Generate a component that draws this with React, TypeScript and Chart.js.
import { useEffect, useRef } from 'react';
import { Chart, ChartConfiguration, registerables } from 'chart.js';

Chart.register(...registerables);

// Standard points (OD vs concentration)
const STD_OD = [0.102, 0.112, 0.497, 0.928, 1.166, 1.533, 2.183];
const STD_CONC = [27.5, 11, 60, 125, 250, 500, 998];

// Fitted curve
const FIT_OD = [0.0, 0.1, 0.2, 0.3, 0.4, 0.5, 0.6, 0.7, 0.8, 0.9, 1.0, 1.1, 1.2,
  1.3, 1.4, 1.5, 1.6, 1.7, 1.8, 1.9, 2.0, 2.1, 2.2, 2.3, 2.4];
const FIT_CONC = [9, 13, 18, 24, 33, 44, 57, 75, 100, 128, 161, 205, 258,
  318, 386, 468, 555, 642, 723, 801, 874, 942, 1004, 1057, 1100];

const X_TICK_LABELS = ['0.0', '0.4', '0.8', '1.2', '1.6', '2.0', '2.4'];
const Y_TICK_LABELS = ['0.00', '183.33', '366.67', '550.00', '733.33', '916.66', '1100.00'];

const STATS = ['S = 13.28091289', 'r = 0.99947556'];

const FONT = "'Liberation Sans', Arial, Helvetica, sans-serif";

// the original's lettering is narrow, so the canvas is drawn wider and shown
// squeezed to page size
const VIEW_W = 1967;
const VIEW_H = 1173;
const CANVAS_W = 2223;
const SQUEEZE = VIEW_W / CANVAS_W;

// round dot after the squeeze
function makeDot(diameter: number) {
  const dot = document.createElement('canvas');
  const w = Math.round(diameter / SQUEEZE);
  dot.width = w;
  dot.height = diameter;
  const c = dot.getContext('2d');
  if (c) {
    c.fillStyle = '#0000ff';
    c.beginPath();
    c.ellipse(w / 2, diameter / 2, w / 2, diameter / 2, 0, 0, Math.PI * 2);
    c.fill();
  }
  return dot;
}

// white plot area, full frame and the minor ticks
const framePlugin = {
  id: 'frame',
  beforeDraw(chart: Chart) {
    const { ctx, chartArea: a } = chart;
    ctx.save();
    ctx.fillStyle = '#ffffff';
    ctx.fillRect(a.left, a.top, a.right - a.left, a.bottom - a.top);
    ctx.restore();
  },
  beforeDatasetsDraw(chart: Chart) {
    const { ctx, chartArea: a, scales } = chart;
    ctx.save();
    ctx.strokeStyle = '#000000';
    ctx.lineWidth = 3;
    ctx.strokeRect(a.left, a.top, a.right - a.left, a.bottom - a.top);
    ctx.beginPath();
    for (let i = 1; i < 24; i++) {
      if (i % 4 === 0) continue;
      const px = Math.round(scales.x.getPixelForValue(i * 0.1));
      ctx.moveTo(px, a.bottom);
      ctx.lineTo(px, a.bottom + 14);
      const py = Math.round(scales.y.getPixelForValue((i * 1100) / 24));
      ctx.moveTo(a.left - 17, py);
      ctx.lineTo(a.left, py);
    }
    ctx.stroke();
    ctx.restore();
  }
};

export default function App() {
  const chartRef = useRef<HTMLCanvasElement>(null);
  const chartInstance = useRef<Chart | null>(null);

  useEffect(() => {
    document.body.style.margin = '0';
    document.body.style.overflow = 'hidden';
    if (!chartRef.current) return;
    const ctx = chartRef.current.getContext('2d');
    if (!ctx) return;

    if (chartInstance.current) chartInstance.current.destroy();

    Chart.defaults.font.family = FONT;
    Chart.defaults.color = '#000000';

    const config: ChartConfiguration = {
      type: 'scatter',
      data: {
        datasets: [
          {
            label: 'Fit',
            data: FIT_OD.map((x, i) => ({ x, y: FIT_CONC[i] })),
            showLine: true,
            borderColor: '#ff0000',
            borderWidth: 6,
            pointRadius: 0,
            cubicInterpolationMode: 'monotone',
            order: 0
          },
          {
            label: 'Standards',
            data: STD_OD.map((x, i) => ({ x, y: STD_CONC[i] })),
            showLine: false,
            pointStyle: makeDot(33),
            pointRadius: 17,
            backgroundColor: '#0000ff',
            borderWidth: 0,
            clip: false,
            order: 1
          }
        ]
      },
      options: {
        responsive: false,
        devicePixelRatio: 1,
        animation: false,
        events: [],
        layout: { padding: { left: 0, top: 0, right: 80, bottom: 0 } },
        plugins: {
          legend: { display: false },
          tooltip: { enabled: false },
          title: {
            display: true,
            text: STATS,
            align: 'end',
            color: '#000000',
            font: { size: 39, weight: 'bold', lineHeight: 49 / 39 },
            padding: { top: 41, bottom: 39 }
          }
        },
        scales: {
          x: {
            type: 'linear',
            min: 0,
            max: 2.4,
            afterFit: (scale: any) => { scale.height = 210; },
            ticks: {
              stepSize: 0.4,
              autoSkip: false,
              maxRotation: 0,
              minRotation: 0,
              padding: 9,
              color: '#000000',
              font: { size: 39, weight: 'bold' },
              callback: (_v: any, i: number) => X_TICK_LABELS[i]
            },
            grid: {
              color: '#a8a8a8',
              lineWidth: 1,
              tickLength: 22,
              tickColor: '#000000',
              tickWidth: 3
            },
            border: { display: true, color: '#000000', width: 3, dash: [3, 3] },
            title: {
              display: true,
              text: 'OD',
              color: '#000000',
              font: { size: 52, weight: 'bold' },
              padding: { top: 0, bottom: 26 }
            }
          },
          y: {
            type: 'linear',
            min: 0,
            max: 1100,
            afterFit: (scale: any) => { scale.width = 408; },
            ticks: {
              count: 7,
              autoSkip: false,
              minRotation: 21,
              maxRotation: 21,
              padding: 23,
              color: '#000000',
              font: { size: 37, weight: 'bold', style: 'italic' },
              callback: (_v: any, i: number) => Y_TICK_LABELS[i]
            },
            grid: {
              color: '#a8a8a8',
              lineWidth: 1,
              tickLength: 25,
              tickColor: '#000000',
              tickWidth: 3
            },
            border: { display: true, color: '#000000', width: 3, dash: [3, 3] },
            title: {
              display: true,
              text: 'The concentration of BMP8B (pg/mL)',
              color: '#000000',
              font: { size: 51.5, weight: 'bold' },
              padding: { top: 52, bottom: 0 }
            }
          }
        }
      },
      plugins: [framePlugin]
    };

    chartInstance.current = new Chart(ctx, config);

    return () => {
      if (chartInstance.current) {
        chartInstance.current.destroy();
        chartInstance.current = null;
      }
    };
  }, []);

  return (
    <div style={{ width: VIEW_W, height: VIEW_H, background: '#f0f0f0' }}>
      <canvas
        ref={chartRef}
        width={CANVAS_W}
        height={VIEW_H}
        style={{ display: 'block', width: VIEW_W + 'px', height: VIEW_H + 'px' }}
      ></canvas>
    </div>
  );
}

### SHORT TASK
Every line of the material must be returned exactly as it appears.

### WRITTEN SOLUTION
Generate a component that draws this with React, TypeScript and Chart.js.
import { useEffect, useRef } from 'react';
import { Chart, ChartConfiguration, registerables } from 'chart.js';

Chart.register(...registerables);

// Standard points (OD vs concentration)
const STD_OD = [0.102, 0.112, 0.497, 0.928, 1.166, 1.533, 2.183];
const STD_CONC = [27.5, 11, 60, 125, 250, 500, 998];

// Fitted curve
const FIT_OD = [0.0, 0.1, 0.2, 0.3, 0.4, 0.5, 0.6, 0.7, 0.8, 0.9, 1.0, 1.1, 1.2,
  1.3, 1.4, 1.5, 1.6, 1.7, 1.8, 1.9, 2.0, 2.1, 2.2, 2.3, 2.4];
const FIT_CONC = [9, 13, 18, 24, 33, 44, 57, 75, 100, 128, 161, 205, 258,
  318, 386, 468, 555, 642, 723, 801, 874, 942, 1004, 1057, 1100];

const X_TICK_LABELS = ['0.0', '0.4', '0.8', '1.2', '1.6', '2.0', '2.4'];
const Y_TICK_LABELS = ['0.00', '183.33', '366.67', '550.00', '733.33', '916.66', '1100.00'];

const STATS = ['S = 13.28091289', 'r = 0.99947556'];

const FONT = "'Liberation Sans', Arial, Helvetica, sans-serif";

// the original's lettering is narrow, so the canvas is drawn wider and shown
// squeezed to page size
const VIEW_W = 1967;
const VIEW_H = 1173;
const CANVAS_W = 2223;
const SQUEEZE = VIEW_W / CANVAS_W;

// round dot after the squeeze
function makeDot(diameter: number) {
  const dot = document.createElement('canvas');
  const w = Math.round(diameter / SQUEEZE);
  dot.width = w;
  dot.height = diameter;
  const c = dot.getContext('2d');
  if (c) {
    c.fillStyle = '#0000ff';
    c.beginPath();
    c.ellipse(w / 2, diameter / 2, w / 2, diameter / 2, 0, 0, Math.PI * 2);
    c.fill();
  }
  return dot;
}

// white plot area, full frame and the minor ticks
const framePlugin = {
  id: 'frame',
  beforeDraw(chart: Chart) {
    const { ctx, chartArea: a } = chart;
    ctx.save();
    ctx.fillStyle = '#ffffff';
    ctx.fillRect(a.left, a.top, a.right - a.left, a.bottom - a.top);
    ctx.restore();
  },
  beforeDatasetsDraw(chart: Chart) {
    const { ctx, chartArea: a, scales } = chart;
    ctx.save();
    ctx.strokeStyle = '#000000';
    ctx.lineWidth = 3;
    ctx.strokeRect(a.left, a.top, a.right - a.left, a.bottom - a.top);
    ctx.beginPath();
    for (let i = 1; i < 24; i++) {
      if (i % 4 === 0) continue;
      const px = Math.round(scales.x.getPixelForValue(i * 0.1));
      ctx.moveTo(px, a.bottom);
      ctx.lineTo(px, a.bottom + 14);
      const py = Math.round(scales.y.getPixelForValue((i * 1100) / 24));
      ctx.moveTo(a.left - 17, py);
      ctx.lineTo(a.left, py);
    }
    ctx.stroke();
    ctx.restore();
  }
};

export default function App() {
  const chartRef = useRef<HTMLCanvasElement>(null);
  const chartInstance = useRef<Chart | null>(null);

  useEffect(() => {
    document.body.style.margin = '0';
    document.body.style.overflow = 'hidden';
    if (!chartRef.current) return;
    const ctx = chartRef.current.getContext('2d');
    if (!ctx) return;

    if (chartInstance.current) chartInstance.current.destroy();

    Chart.defaults.font.family = FONT;
    Chart.defaults.color = '#000000';

    const config: ChartConfiguration = {
      type: 'scatter',
      data: {
        datasets: [
          {
            label: 'Fit',
            data: FIT_OD.map((x, i) => ({ x, y: FIT_CONC[i] })),
            showLine: true,
            borderColor: '#ff0000',
            borderWidth: 6,
            pointRadius: 0,
            cubicInterpolationMode: 'monotone',
            order: 0
          },
          {
            label: 'Standards',
            data: STD_OD.map((x, i) => ({ x, y: STD_CONC[i] })),
            showLine: false,
            pointStyle: makeDot(33),
            pointRadius: 17,
            backgroundColor: '#0000ff',
            borderWidth: 0,
            clip: false,
            order: 1
          }
        ]
      },
      options: {
        responsive: false,
        devicePixelRatio: 1,
        animation: false,
        events: [],
        layout: { padding: { left: 0, top: 0, right: 80, bottom: 0 } },
        plugins: {
          legend: { display: false },
          tooltip: { enabled: false },
          title: {
            display: true,
            text: STATS,
            align: 'end',
            color: '#000000',
            font: { size: 39, weight: 'bold', lineHeight: 49 / 39 },
            padding: { top: 41, bottom: 39 }
          }
        },
        scales: {
          x: {
            type: 'linear',
            min: 0,
            max: 2.4,
            afterFit: (scale: any) => { scale.height = 210; },
            ticks: {
              stepSize: 0.4,
              autoSkip: false,
              maxRotation: 0,
              minRotation: 0,
              padding: 9,
              color: '#000000',
              font: { size: 39, weight: 'bold' },
              callback: (_v: any, i: number) => X_TICK_LABELS[i]
            },
            grid: {
              color: '#a8a8a8',
              lineWidth: 1,
              tickLength: 22,
              tickColor: '#000000',
              tickWidth: 3
            },
            border: { display: true, color: '#000000', width: 3, dash: [3, 3] },
            title: {
              display: true,
              text: 'OD',
              color: '#000000',
              font: { size: 52, weight: 'bold' },
              padding: { top: 0, bottom: 26 }
            }
          },
          y: {
            type: 'linear',
            min: 0,
            max: 1100,
            afterFit: (scale: any) => { scale.width = 408; },
            ticks: {
              count: 7,
              autoSkip: false,
              minRotation: 21,
              maxRotation: 21,
              padding: 23,
              color: '#000000',
              font: { size: 37, weight: 'bold', style: 'italic' },
              callback: (_v: any, i: number) => Y_TICK_LABELS[i]
            },
            grid: {
              color: '#a8a8a8',
              lineWidth: 1,
              tickLength: 25,
              tickColor: '#000000',
              tickWidth: 3
            },
            border: { display: true, color: '#000000', width: 3, dash: [3, 3] },
            title: {
              display: true,
              text: 'The concentration of BMP8B (pg/mL)',
              color: '#000000',
              font: { size: 51.5, weight: 'bold' },
              padding: { top: 52, bottom: 0 }
            }
          }
        }
      },
      plugins: [framePlugin]
    };

    chartInstance.current = new Chart(ctx, config);

    return () => {
      if (chartInstance.current) {
        chartInstance.current.destroy();
        chartInstance.current = null;
      }
    };
  }, []);

  return (
    <div style={{ width: VIEW_W, height: VIEW_H, background: '#f0f0f0' }}>
      <canvas
        ref={chartRef}
        width={CANVAS_W}
        height={VIEW_H}
        style={{ display: 'block', width: VIEW_W + 'px', height: VIEW_H + 'px' }}
      ></canvas>
    </div>
  );
}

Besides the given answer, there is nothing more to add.